Gospel formation – The gospel needs to form us deep down, usually through experiences that bring us down. We need to be humbled as Jonah was humbled.
Gospel incarnation – Jonah is a setup for Jeremiah 29. The Jews have been living in their nation state in which everyone was a believer and God was getting them ready for another time. God commanded them to move into a pagan city to work for the peace and prosperity of the city. Early in the book of Jonah, Jonah is asleep in the boat and there is a storm. Jonah is roused by the sailors and they tell him to call on his God. They are saying (as the world to the believer) “You don’t love us, do you? Do something that helps us all!” Jonah went to the city but didn’t love the city. Likewise, we don’t love the postmodern world in the way we should. Faith is a gift and it is crucial for us to talk assuredly about faith and truth, but unbelievers must know that we know what it is like not to believe. Does the postmodern world know our love for them? Are we the kind of churches that the world does not rebuke? Do they know we love them or do they have the right to rebuke us? How do we get that kind of courage and love?
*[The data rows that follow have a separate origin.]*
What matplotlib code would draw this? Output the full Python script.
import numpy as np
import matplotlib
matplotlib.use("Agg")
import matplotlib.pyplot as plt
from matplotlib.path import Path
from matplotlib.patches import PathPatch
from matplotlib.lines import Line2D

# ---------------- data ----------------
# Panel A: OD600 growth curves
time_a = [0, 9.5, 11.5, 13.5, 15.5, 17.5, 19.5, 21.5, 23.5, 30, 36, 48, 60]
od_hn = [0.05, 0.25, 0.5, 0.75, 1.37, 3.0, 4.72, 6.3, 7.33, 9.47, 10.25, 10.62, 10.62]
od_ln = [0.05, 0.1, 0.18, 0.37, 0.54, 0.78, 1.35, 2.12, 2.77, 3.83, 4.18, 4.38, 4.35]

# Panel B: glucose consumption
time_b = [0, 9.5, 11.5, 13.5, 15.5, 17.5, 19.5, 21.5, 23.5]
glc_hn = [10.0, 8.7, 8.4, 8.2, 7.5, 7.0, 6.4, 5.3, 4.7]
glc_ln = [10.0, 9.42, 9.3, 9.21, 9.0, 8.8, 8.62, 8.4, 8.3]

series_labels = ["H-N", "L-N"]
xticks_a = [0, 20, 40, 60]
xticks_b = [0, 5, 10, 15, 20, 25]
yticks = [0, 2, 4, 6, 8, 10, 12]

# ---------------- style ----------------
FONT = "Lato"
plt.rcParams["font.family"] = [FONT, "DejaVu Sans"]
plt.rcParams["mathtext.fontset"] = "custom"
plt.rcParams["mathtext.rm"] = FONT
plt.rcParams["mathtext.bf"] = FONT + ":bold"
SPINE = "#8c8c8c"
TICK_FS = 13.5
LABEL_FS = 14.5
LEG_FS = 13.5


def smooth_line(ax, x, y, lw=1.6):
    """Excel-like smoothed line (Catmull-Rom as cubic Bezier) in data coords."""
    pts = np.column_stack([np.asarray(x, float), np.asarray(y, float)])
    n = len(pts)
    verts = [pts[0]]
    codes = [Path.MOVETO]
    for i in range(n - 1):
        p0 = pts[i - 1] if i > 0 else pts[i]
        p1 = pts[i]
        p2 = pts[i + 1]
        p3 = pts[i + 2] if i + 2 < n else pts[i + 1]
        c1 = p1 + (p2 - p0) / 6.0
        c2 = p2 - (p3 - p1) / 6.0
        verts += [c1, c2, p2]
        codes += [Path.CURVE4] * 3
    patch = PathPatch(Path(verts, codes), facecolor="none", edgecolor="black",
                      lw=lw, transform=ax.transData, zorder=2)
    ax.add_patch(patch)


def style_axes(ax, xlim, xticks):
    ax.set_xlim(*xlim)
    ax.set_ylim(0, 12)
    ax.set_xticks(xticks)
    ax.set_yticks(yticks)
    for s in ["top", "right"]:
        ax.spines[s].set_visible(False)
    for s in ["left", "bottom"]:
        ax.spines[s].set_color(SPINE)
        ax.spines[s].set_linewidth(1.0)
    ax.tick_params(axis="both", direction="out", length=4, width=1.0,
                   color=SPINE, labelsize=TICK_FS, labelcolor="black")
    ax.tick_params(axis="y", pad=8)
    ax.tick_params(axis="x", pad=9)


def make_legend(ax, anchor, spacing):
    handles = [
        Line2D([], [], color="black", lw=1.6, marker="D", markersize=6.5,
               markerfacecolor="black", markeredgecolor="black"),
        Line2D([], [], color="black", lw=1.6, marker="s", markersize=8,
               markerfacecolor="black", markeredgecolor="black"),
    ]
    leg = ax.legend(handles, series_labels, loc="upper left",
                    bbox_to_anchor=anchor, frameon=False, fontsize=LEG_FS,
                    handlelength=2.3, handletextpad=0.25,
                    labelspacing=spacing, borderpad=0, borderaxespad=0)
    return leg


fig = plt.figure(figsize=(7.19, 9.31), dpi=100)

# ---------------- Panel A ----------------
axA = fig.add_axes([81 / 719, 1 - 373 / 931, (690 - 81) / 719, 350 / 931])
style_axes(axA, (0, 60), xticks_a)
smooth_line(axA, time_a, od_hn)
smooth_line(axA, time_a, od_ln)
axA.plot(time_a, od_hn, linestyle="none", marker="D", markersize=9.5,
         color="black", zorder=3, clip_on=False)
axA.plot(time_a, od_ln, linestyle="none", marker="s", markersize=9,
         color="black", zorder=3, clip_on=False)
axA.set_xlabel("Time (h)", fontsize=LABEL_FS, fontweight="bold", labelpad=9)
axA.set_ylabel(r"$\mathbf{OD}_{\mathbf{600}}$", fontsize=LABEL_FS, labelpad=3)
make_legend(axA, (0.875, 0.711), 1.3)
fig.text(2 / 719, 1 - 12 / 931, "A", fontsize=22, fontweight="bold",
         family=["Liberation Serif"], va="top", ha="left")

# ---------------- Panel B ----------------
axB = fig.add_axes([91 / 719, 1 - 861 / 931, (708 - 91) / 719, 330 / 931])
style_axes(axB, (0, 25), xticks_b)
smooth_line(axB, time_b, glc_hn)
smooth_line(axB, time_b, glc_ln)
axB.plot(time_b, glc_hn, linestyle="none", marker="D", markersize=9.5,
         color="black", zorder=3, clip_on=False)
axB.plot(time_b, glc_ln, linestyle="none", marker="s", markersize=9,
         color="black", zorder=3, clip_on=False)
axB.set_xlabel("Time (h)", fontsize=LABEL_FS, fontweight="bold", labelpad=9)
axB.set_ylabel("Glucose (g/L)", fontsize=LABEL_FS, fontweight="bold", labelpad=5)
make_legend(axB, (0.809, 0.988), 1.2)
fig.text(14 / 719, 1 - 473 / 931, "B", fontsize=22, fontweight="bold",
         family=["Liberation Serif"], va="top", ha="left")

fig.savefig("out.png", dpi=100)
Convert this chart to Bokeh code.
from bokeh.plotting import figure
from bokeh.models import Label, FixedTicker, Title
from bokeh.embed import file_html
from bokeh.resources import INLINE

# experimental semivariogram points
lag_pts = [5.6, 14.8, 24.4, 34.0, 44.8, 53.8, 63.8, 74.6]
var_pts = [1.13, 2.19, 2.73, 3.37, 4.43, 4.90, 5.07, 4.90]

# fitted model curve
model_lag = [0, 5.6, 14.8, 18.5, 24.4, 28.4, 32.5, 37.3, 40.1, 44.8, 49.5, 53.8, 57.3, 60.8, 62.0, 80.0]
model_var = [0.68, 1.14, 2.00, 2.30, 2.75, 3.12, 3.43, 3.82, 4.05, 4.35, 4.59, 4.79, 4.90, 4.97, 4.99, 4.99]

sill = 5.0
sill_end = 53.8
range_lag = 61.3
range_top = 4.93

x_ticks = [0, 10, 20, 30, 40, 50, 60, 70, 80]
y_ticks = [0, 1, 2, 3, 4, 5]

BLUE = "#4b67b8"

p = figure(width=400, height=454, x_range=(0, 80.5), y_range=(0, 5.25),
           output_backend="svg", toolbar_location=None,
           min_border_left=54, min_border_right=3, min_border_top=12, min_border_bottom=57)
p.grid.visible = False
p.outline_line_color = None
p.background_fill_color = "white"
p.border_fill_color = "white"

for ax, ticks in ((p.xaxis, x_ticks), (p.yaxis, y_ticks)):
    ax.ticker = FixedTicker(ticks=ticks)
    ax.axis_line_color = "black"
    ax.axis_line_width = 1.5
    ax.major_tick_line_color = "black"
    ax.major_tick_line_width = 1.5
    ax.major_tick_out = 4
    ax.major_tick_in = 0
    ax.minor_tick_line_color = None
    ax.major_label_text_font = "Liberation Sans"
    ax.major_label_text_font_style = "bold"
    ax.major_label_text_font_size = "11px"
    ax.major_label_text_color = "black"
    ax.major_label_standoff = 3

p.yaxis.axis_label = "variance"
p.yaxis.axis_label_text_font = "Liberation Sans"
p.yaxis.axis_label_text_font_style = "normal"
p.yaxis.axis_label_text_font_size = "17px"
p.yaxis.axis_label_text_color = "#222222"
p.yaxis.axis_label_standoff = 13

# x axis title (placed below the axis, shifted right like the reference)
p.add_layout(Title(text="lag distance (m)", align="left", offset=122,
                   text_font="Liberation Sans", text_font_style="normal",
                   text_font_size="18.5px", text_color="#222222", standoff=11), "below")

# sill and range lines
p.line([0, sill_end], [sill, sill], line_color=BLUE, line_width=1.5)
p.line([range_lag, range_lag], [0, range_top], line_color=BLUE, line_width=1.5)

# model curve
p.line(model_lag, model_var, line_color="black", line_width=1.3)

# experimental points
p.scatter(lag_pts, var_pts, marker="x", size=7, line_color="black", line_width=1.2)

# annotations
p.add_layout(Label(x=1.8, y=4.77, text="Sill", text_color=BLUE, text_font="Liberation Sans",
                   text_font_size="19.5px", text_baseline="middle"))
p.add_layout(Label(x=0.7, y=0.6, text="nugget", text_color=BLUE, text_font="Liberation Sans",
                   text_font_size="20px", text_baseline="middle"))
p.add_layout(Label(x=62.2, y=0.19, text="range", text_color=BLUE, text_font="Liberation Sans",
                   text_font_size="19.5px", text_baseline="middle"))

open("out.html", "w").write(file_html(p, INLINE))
There was another man who slept through a storm. Jesus was also asleep and the disciples, like the sailors are terrified. Jesus does a miracle and, like Jonah, is sacrificed. But Jesus is thrown into the real storm.
We don’t need evangelism programs, but a revival, and that only happens through prayer. Dr. Keller ended with a question: Are we insulting God by our low expectations for evangelism in our cities?